== Dataset extract

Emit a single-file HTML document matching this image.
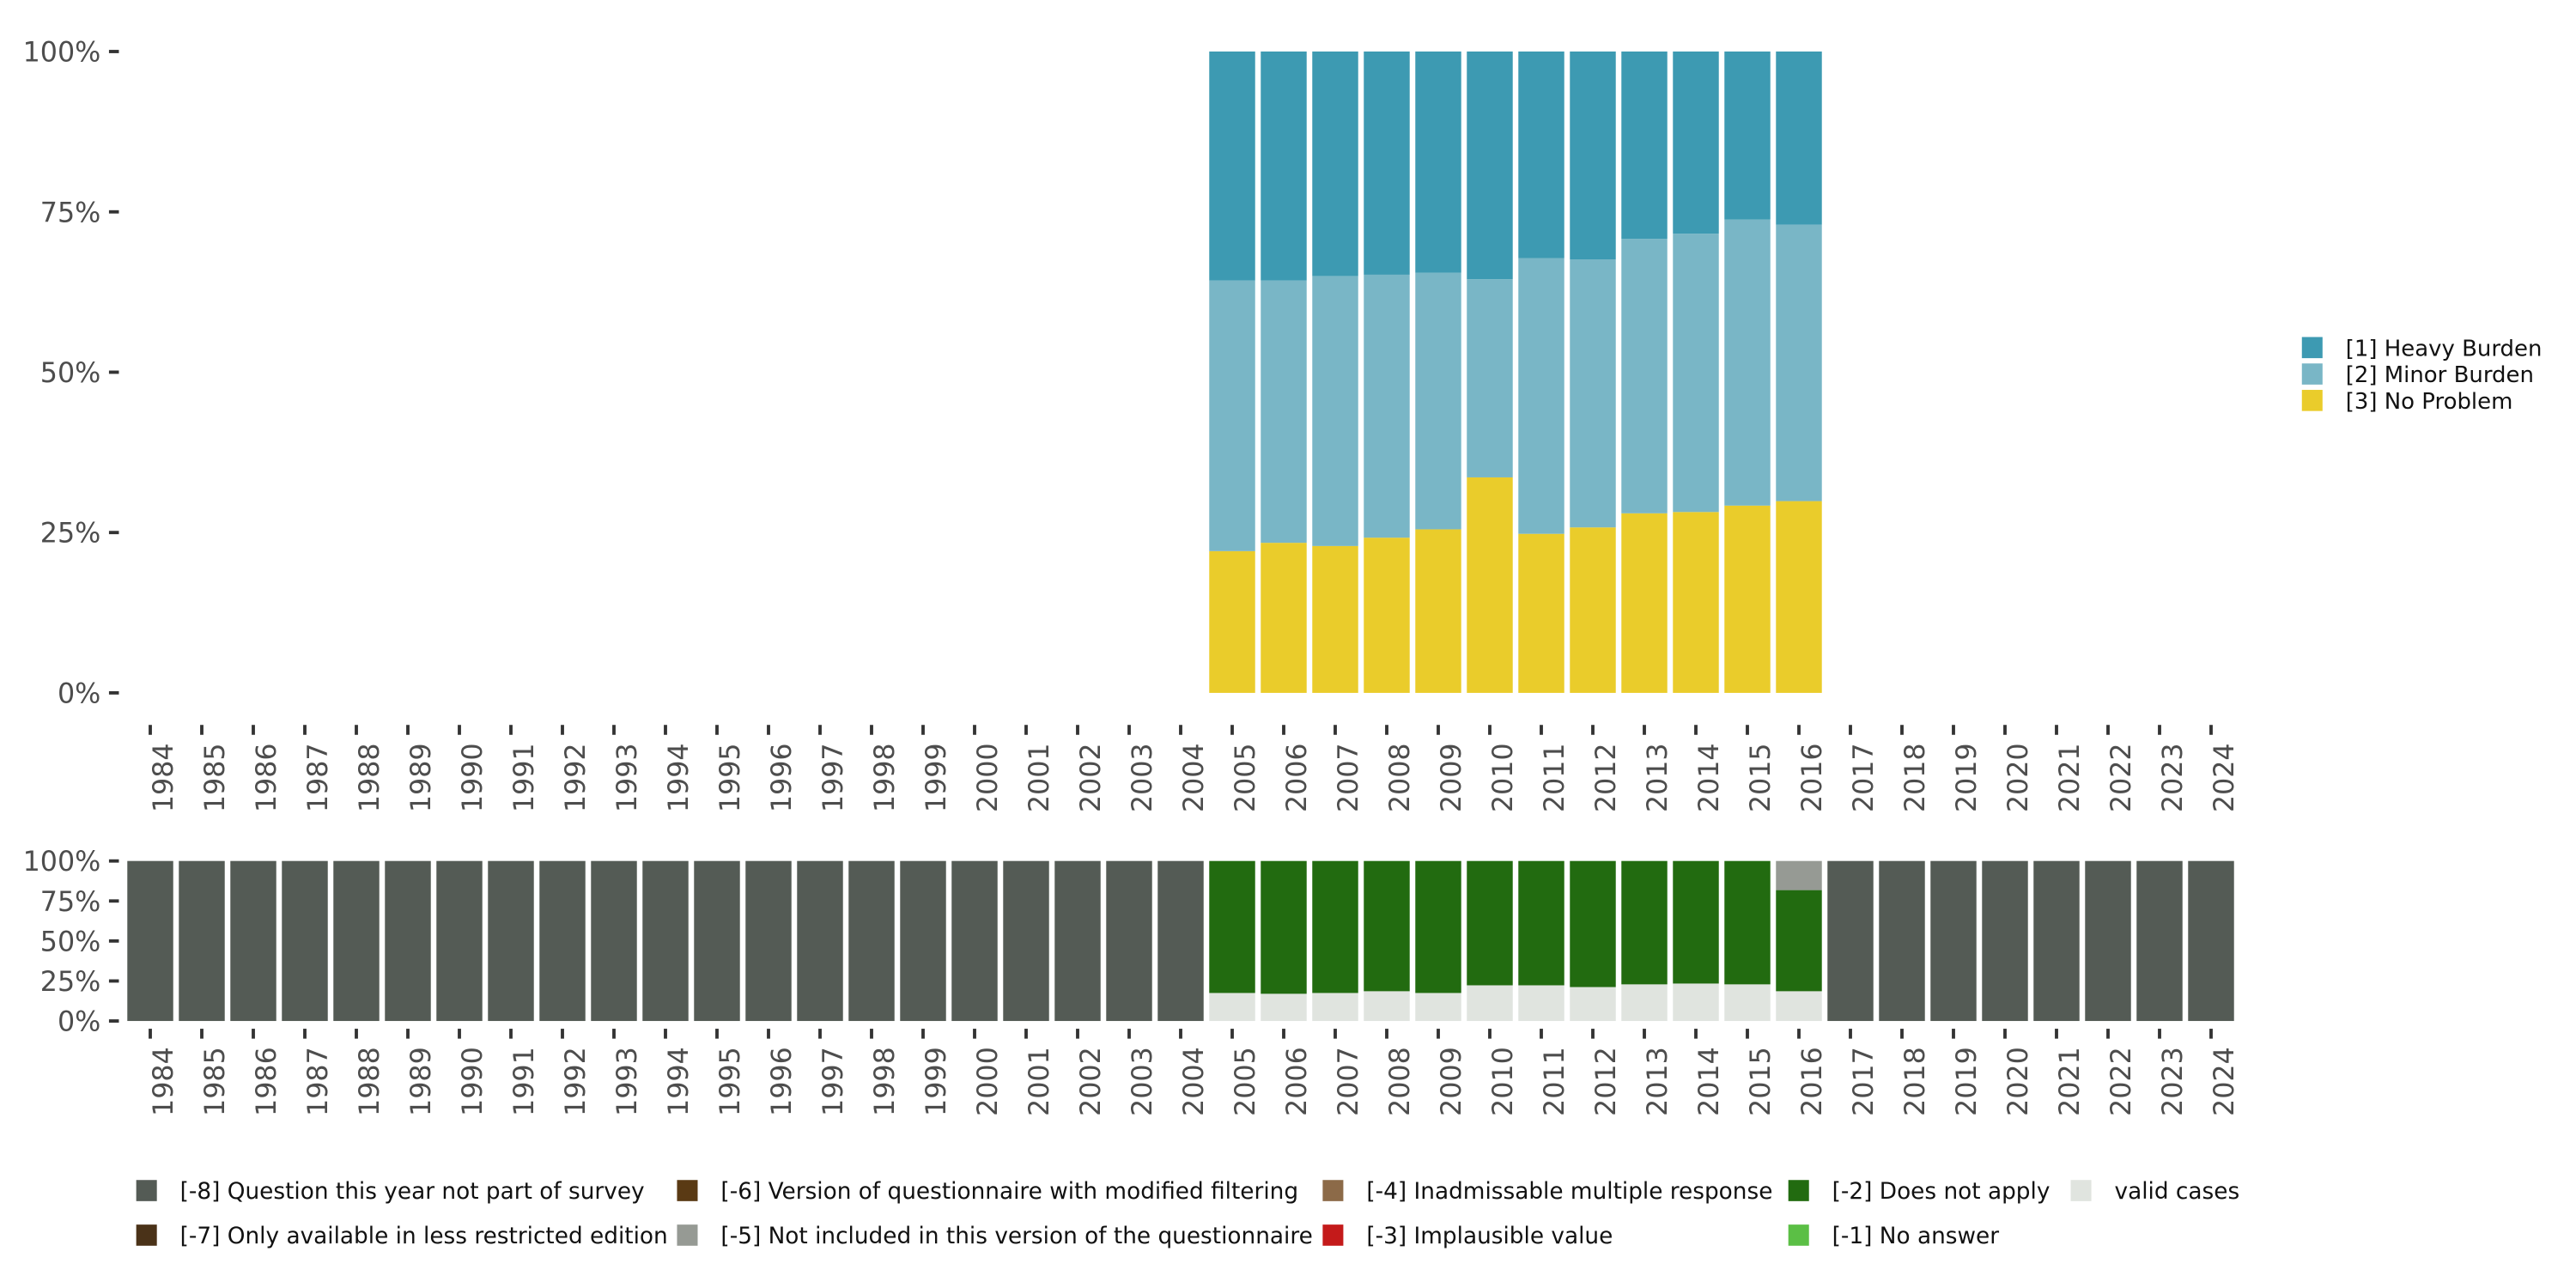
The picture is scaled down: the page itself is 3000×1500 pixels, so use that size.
<!DOCTYPE html>
<html><head><meta charset="utf-8"><style>
html,body{margin:0;padding:0;background:#fff}
svg{display:block}
text{font-family:"DejaVu Sans","Liberation Sans",sans-serif;fill:#4d4d4d}
</style></head><body>
<svg id="chart" width="3000" height="1500" viewBox="0 0 1560 780" xmlns="http://www.w3.org/2000/svg">
<g id="topPanel"></g>
<g id="botPanel"></g>
<g id="leg"></g>
</svg>
<script>
const years = [];
for (let y = 1984; y <= 2024; y++) years.push(y);
const dataYears = [2005,2006,2007,2008,2009,2010,2011,2012,2013,2014,2015,2016];
const noProblem = [22.1,23.4,22.9,24.2,25.5,33.6,24.8,25.8,28.0,28.2,29.2,29.9];
const minorBurden = [42.2,40.9,42.1,41.0,40.0,30.9,43.0,41.8,42.8,43.4,44.6,43.1];
const heavyBurden = [35.7,35.7,35.0,34.8,34.5,35.5,32.2,32.4,29.2,28.4,26.2,27.0];
const validCases = [17.5,17.0,17.5,18.6,17.5,22.3,22.3,21.2,22.9,23.4,22.9,18.6];
const notIncluded = [0,0,0,0,0,0,0,0,0,0,0,18.2];
const yTicks = [0,25,50,75,100];
const yTickLabels = ["0%","25%","50%","75%","100%"];

const NS = "http://www.w3.org/2000/svg";
function mk(tag, attrs, parent){const e=document.createElementNS(NS,tag);for(const k in attrs)e.setAttribute(k,attrs[k]);parent.appendChild(e);return e;}
const x0 = 91, step = 31.2, bw = 27.8;
function xScale(year){return x0 + (year-1984)*step;}
function yTop(v){return 419.6 - v/100*388.4;}
function yBot(v){return 618.3 - v/100*96.9;}

const topG = document.getElementById('topPanel');
const botG = document.getElementById('botPanel');

function axes(g, ys, labelY, tickY1, tickY2){
  yTicks.forEach((t,i)=>{
    const y = ys(t);
    const tk = mk('line',{x1:66,x2:72,y1:y,y2:y,stroke:'#333','stroke-width':2},g);
    
    
    const tx = mk('text',{x:61,y:y+6,'text-anchor':'end','font-size':16.5},g);
    tx.textContent = yTickLabels[i];
    
    
  });
  years.forEach(yr=>{
    const x = xScale(yr);
    const tk = mk('line',{x1:x,x2:x,y1:tickY1,y2:tickY2,stroke:'#333','stroke-width':2},g);
    
    
    const tx = mk('text',{x:0,y:0,'text-anchor':'end','font-size':16.5,transform:`translate(${x+13.5},${labelY}) rotate(-90)`},g);
    tx.textContent = yr;
    
    
  });
}
axes(topG, yTop, 450, 439, 445);
axes(botG, yBot, 634, 623, 629);

function seg(g, yr, lo, hi, ys, color, name){
  const r = mk('rect',{x:xScale(yr)-bw/2,y:ys(hi),width:bw,height:ys(lo)-ys(hi),fill:color},g);
  
  
}
dataYears.forEach((yr,i)=>{
  const a = noProblem[i], b = a+minorBurden[i], c = b+heavyBurden[i];
  seg(topG, yr, 0, a, yTop, '#eacc2b', 'bar-no-problem');
  seg(topG, yr, a, b, yTop, '#79b6c6', 'bar-minor-burden');
  seg(topG, yr, b, Math.min(c,100), yTop, '#3d9ab2', 'bar-heavy-burden');
});
years.forEach(yr=>{
  const i = dataYears.indexOf(yr);
  if (i < 0) { seg(botG, yr, 0, 100, yBot, '#545b55', 'bar-not-in-survey'); return; }
  const v = validCases[i], n = notIncluded[i];
  seg(botG, yr, 0, v, yBot, '#e0e4df', 'bar-valid-cases');
  seg(botG, yr, v, 100-n, yBot, '#226b10', 'bar-does-not-apply');
  if (n > 0) seg(botG, yr, 100-n, 100, yBot, '#969a94', 'bar-not-included');
});

const leg = document.getElementById('leg');
function legItem(x,y,color,label,name,fs){
  const r = mk('rect',{x:x,y:y-6.4,width:12.5,height:12.8,fill:color},leg);
  
  
  const t = mk('text',{x:x+26.5,y:y+5,'font-size':fs,style:'fill:#111'},leg);
  t.textContent = label;
  
  
}
legItem(1394,210.5,'#3d9ab2','[1] Heavy Burden','legend-heavy-burden',13.5);
legItem(1394,226.5,'#79b6c6','[2] Minor Burden','legend-minor-burden',13.5);
legItem(1394,242.5,'#eacc2b','[3] No Problem','legend-no-problem',13.5);
legItem(82.5,721,'#545b55','[-8] Question this year not part of survey','legend-m8',13.7);
legItem(82.5,748,'#4a3218','[-7] Only available in less restricted edition','legend-m7',13.7);
legItem(410,721,'#5a3a14','[-6] Version of questionnaire with modified filtering','legend-m6',13.7);
legItem(410,748,'#969a94','[-5] Not included in this version of the questionnaire','legend-m5',13.7);
legItem(801,721,'#8c6a48','[-4] Inadmissable multiple response','legend-m4',13.7);
legItem(801,748,'#c41a1a','[-3] Implausible value','legend-m3',13.7);
legItem(1083,721,'#226b10','[-2] Does not apply','legend-m2',13.7);
legItem(1083,748,'#5bbf45','[-1] No answer','legend-m1',13.7);
legItem(1254,721,'#e0e4df','valid cases','legend-valid',13.7);
</script>
</body></html>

====

#### Your goal:
Copy nothing but the lines from the first one in the listing through the line with "const botG = document.getElementById('botPanel');", and omit the pictures.

#### Solution to this problem:
Emit a single-file HTML document matching this image.
The picture is scaled down: the page itself is 3000×1500 pixels, so use that size.
<!DOCTYPE html>
<html><head><meta charset="utf-8"><style>
html,body{margin:0;padding:0;background:#fff}
svg{display:block}
text{font-family:"DejaVu Sans","Liberation Sans",sans-serif;fill:#4d4d4d}
</style></head><body>
<svg id="chart" width="3000" height="1500" viewBox="0 0 1560 780" xmlns="http://www.w3.org/2000/svg">
<g id="topPanel"></g>
<g id="botPanel"></g>
<g id="leg"></g>
</svg>
<script>
const years = [];
for (let y = 1984; y <= 2024; y++) years.push(y);
const dataYears = [2005,2006,2007,2008,2009,2010,2011,2012,2013,2014,2015,2016];
const noProblem = [22.1,23.4,22.9,24.2,25.5,33.6,24.8,25.8,28.0,28.2,29.2,29.9];
const minorBurden = [42.2,40.9,42.1,41.0,40.0,30.9,43.0,41.8,42.8,43.4,44.6,43.1];
const heavyBurden = [35.7,35.7,35.0,34.8,34.5,35.5,32.2,32.4,29.2,28.4,26.2,27.0];
const validCases = [17.5,17.0,17.5,18.6,17.5,22.3,22.3,21.2,22.9,23.4,22.9,18.6];
const notIncluded = [0,0,0,0,0,0,0,0,0,0,0,18.2];
const yTicks = [0,25,50,75,100];
const yTickLabels = ["0%","25%","50%","75%","100%"];

const NS = "http://www.w3.org/2000/svg";
function mk(tag, attrs, parent){const e=document.createElementNS(NS,tag);for(const k in attrs)e.setAttribute(k,attrs[k]);parent.appendChild(e);return e;}
const x0 = 91, step = 31.2, bw = 27.8;
function xScale(year){return x0 + (year-1984)*step;}
function yTop(v){return 419.6 - v/100*388.4;}
function yBot(v){return 618.3 - v/100*96.9;}

const topG = document.getElementById('topPanel');
const botG = document.getElementById('botPanel');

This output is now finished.